Dans « un restaurant de moments », le voltigeur volleyeur s’inscrit dans la ligne d’émotion d’un Romain MEDER, « un modèle à approcher » : « Cocotte de homard, feuille de figuier, farce à gratin de homard, fermentation de potimarron ». Les figues se rôtissent de leurs graines. Le condiment giboyeux aux tanins de vin se blottit dans sa puissance. Du classicisme au dépaysement qui densifie la proposition. Le chou au barbecue, végétal végan, laqué au miso, fumé aux algues, renoue avec un iodé carnassier. Pour un nautique, le grand traceur se niche dans le marin.
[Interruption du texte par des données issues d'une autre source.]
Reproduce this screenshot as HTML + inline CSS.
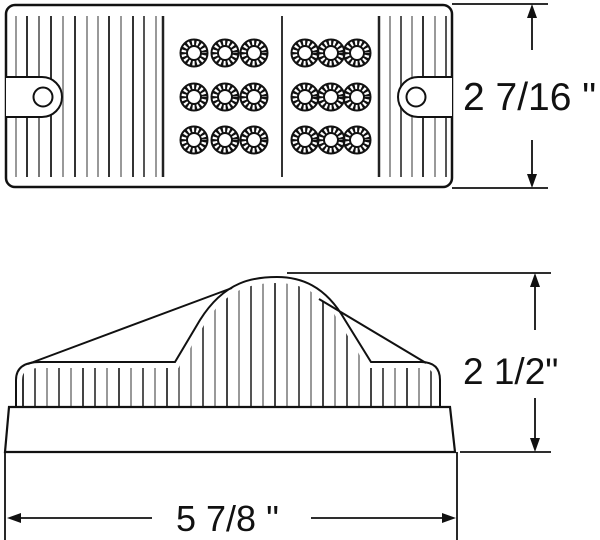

Le foie gras tremblotant poché dans un bouillon de bonite fumée désigne le jus de sous-bois et la fermentation de champignons. La trame amère n’appuie jamais. « La cuisine est une caresse, un réconfort qui monte progressivement ». Le lieu jaune de petit bateau cuit à la nacre préexiste à la bonté de la courge de Monsieur Rigault embrassée par ces graines d’orge torréfiées. « Le bœuf est doux, le kaiseki m’inspire, surtout pas de saturation, ne pas noyer ». Cette logique de l’épure loin de la pureté concentre la puissance de la douceur. Cette rotondité qui affleure de l’équilibre entre les mets et les eaux de vie exprime l’originel dans l’original.
« On brûle, on sale avec le produit. Les coraux de Saint-Jacques concentrés servent de sel une fois rappés. On fait des chorizos avec les bardes. On ne va pas assaisonner un bar avec de la poutargue de mulet ». De l’acribie à l’ataraxie, une attention profonde au grain du réel.